INSTRUCTIONS FOR THE TASK:
Below is a listing to write out in full, exactly as given, without its pictures.

MATERIAL:
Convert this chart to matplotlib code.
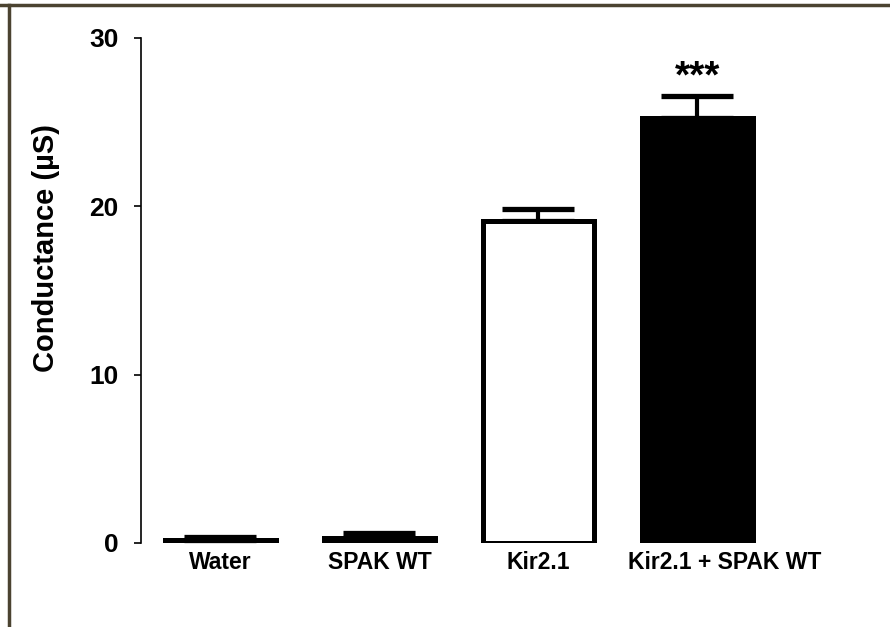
import numpy as np
import matplotlib
matplotlib.use("Agg")
from matplotlib import pyplot as plt
from matplotlib.lines import Line2D
from matplotlib.transforms import ScaledTranslation

# conductance per injection group
groups = ["Water", "SPAK WT", "Kir2.1", "Kir2.1 + SPAK WT"]
means = [0.15, 0.3, 19.1, 25.25]
sems = [0.2, 0.3, 0.75, 1.3]
fills = ["white", "black", "white", "black"]
stars = ["", "", "", "***"]

plt.rcParams["font.family"] = ["Liberation Sans", "DejaVu Sans"]

fig = plt.figure(figsize=(8.9, 6.27), dpi=100)
ax = fig.add_axes([0.1584, 0.134, 0.7146, 0.8054])

x = np.arange(len(groups))
# upward error only, drawn under the bars
ax.errorbar(x, means, yerr=[np.zeros(len(sems)), sems], fmt="none",
            ecolor="black", elinewidth=3, capsize=26, capthick=3.8, zorder=1)
ax.bar(x, means, width=0.7, color=fills, edgecolor="black", linewidth=3.6, zorder=2)

for xi, m, s, st in zip(x, means, sems, stars):
    if st:
        ax.text(xi, m + s + 0.05, st, ha="center", va="bottom",
                fontsize=28, fontweight="bold")

ax.set_xlim(-0.5, 3.5)
ax.set_ylim(0, 30)
ax.set_yticks([0, 10, 20, 30])
ax.set_xticks(x)
ax.set_xticklabels(groups, fontsize=16.5, fontweight="bold")
ax.tick_params(axis="x", length=0, pad=6)
ax.tick_params(axis="y", length=5, width=1.2, labelsize=19, pad=11)
for lab in ax.get_yticklabels():
    lab.set_fontweight("bold")
ax.set_ylabel("Conductance (µS)", fontsize=21, fontweight="bold")
ax.yaxis.set_label_coords(-0.127, 0.584)

# last group label sits a little right of its bar
last = ax.get_xticklabels()[-1]
last.set_transform(last.get_transform() + ScaledTranslation(27 / 100, 0, fig.dpi_scale_trans))

for side in ["top", "right", "bottom"]:
    ax.spines[side].set_visible(False)
ax.spines["left"].set_linewidth(1.2)

# border lines along the top and left edge of the figure
fig.add_artist(Line2D([0, 1], [1 - 4.5 / 627, 1 - 4.5 / 627], transform=fig.transFigure,
                      color="#4b4331", linewidth=2.5))
fig.add_artist(Line2D([9 / 890, 9 / 890], [0, 1 - 4.5 / 627], transform=fig.transFigure,
                      color="#4b4331", linewidth=2.5))

fig.savefig("out.png", dpi=100)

SOLUTION TO THIS EXERCISE:
Convert this chart to matplotlib code.
import numpy as np
import matplotlib
matplotlib.use("Agg")
from matplotlib import pyplot as plt
from matplotlib.lines import Line2D
from matplotlib.transforms import ScaledTranslation

# conductance per injection group
groups = ["Water", "SPAK WT", "Kir2.1", "Kir2.1 + SPAK WT"]
means = [0.15, 0.3, 19.1, 25.25]
sems = [0.2, 0.3, 0.75, 1.3]
fills = ["white", "black", "white", "black"]
stars = ["", "", "", "***"]

plt.rcParams["font.family"] = ["Liberation Sans", "DejaVu Sans"]

fig = plt.figure(figsize=(8.9, 6.27), dpi=100)
ax = fig.add_axes([0.1584, 0.134, 0.7146, 0.8054])

x = np.arange(len(groups))
# upward error only, drawn under the bars
ax.errorbar(x, means, yerr=[np.zeros(len(sems)), sems], fmt="none",
            ecolor="black", elinewidth=3, capsize=26, capthick=3.8, zorder=1)
ax.bar(x, means, width=0.7, color=fills, edgecolor="black", linewidth=3.6, zorder=2)

for xi, m, s, st in zip(x, means, sems, stars):
    if st:
        ax.text(xi, m + s + 0.05, st, ha="center", va="bottom",
                fontsize=28, fontweight="bold")

ax.set_xlim(-0.5, 3.5)
ax.set_ylim(0, 30)
ax.set_yticks([0, 10, 20, 30])
ax.set_xticks(x)
ax.set_xticklabels(groups, fontsize=16.5, fontweight="bold")
ax.tick_params(axis="x", length=0, pad=6)
ax.tick_params(axis="y", length=5, width=1.2, labelsize=19, pad=11)
for lab in ax.get_yticklabels():
    lab.set_fontweight("bold")
ax.set_ylabel("Conductance (µS)", fontsize=21, fontweight="bold")
ax.yaxis.set_label_coords(-0.127, 0.584)

# last group label sits a little right of its bar
last = ax.get_xticklabels()[-1]
last.set_transform(last.get_transform() + ScaledTranslation(27 / 100, 0, fig.dpi_scale_trans))

for side in ["top", "right", "bottom"]:
    ax.spines[side].set_visible(False)
ax.spines["left"].set_linewidth(1.2)

# border lines along the top and left edge of the figure
fig.add_artist(Line2D([0, 1], [1 - 4.5 / 627, 1 - 4.5 / 627], transform=fig.transFigure,
                      color="#4b4331", linewidth=2.5))
fig.add_artist(Line2D([9 / 890, 9 / 890], [0, 1 - 4.5 / 627], transform=fig.transFigure,
                      color="#4b4331", linewidth=2.5))

fig.savefig("out.png", dpi=100)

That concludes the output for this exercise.